The table is similar to the city
table above except instead of one row per city there is one row per country.
The cities
column contains a JSON array where each entry is a city, stored as a JSON object.
+---+------------+---------------------------------------------------------------+
|idx|country_name|cities |
+---+------------+---------------------------------------------------------------+
|1 |AU |[{"name": "York", "coordinates": {"lat": -31.88809, "lng": 1...|
|2 |AT |[{"name": "Neu-Guntramsdorf", "coordinates": {"lat": 48.0642...|
|3 |AR |[{"name": "Zárate", "coordinates": {"lat": -34.09814, "lng":...|
|4 |AG |[{"name": "Saint John’s", "coordinates": {"lat": 17.12096, "...|
|5 |AO |[{"name": "Saurimo", "coordinates": {"lat": -9.66078, "lng":...|
|6 |AQ |[{"name": "McMurdo Station", "coordinates": {"lat": -77.846,...|
+---+------------+---------------------------------------------------------------+
Using the jsonb_to_recordset
function on the cities
column, we can expand the JSON array into separate rows.
Like before, we provide a composite type with the key names and data types.
SELECT
idx,
country_name,
city.name,
city.coordinates
FROM country,
jsonb_to_recordset(cities) AS city(name text, coordinates jsonb);
+---+------------+---------+------------------------------------+
|idx|country_name|name |coordinates |
+---+------------+---------+------------------------------------+
|1 |AU |York |{"lat": -31.88809, "lng": 116.7678} |
|1 |AU |Yanchep |{"lat": -31.54678, "lng": 115.63171}|
|1 |AU |Yallingup|{"lat": -33.64592, "lng": 115.03514}|
|1 |AU |Wundowie |{"lat": -31.76163, "lng": 116.3799} |
|1 |AU |Wooroloo |{"lat": -31.8038, "lng": 116.31311} |
|1 |AU |Woodville|{"lat": -34.88333, "lng": 138.55} |
+---+------------+---------+------------------------------------+
Note the idx
value (the country index column) repeats for each city.
Expanding and flattening nested JSON
In the previous example, the composite type used the jsonb
type for the coordindates
key.
Thus, the query returned the coordinates as a JSONB column.

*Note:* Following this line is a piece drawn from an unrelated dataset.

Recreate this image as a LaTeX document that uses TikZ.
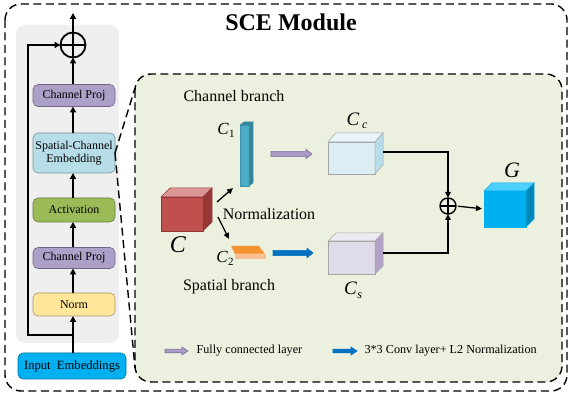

Given that our goal is to flatten the JSON data, we can build on the previous queries to return separate columns for lat
and lng
.
SELECT
idx,
country_name,
city.name,
coord.lat,
coord.lng
FROM country,
jsonb_to_recordset(cities) AS city(name text, coordinates jsonb),
jsonb_to_record(coordinates) AS coord(lat numeric, lng numeric);
+---+------------+---------+---------+---------+
|idx|country_name|name |lat |lng |
+---+------------+---------+---------+---------+
|1 |AU |York |-31.88809|116.7678 |
|1 |AU |Yanchep |-31.54678|115.63171|
|1 |AU |Yallingup|-33.64592|115.03514|
|1 |AU |Wundowie |-31.76163|116.3799 |
|1 |AU |Wooroloo |-31.8038 |116.31311|
|1 |AU |Woodville|-34.88333|138.55 |
+---+------------+---------+---------+---------+
Using both jsonb_to_recordset
and jsonb_to_record
, we’re able to flatten the JSON data so that we have one row per city, which repeated country data.
Closing
Data analysts, data scientists, and ML engineers wrangling JSON in the database can use functions built-in to Postgres to normalize the data. By composing these functions together, it’s possible to expand complex JSON into new rows and columns so they can used downstream for data exploration, data analysis, and building models.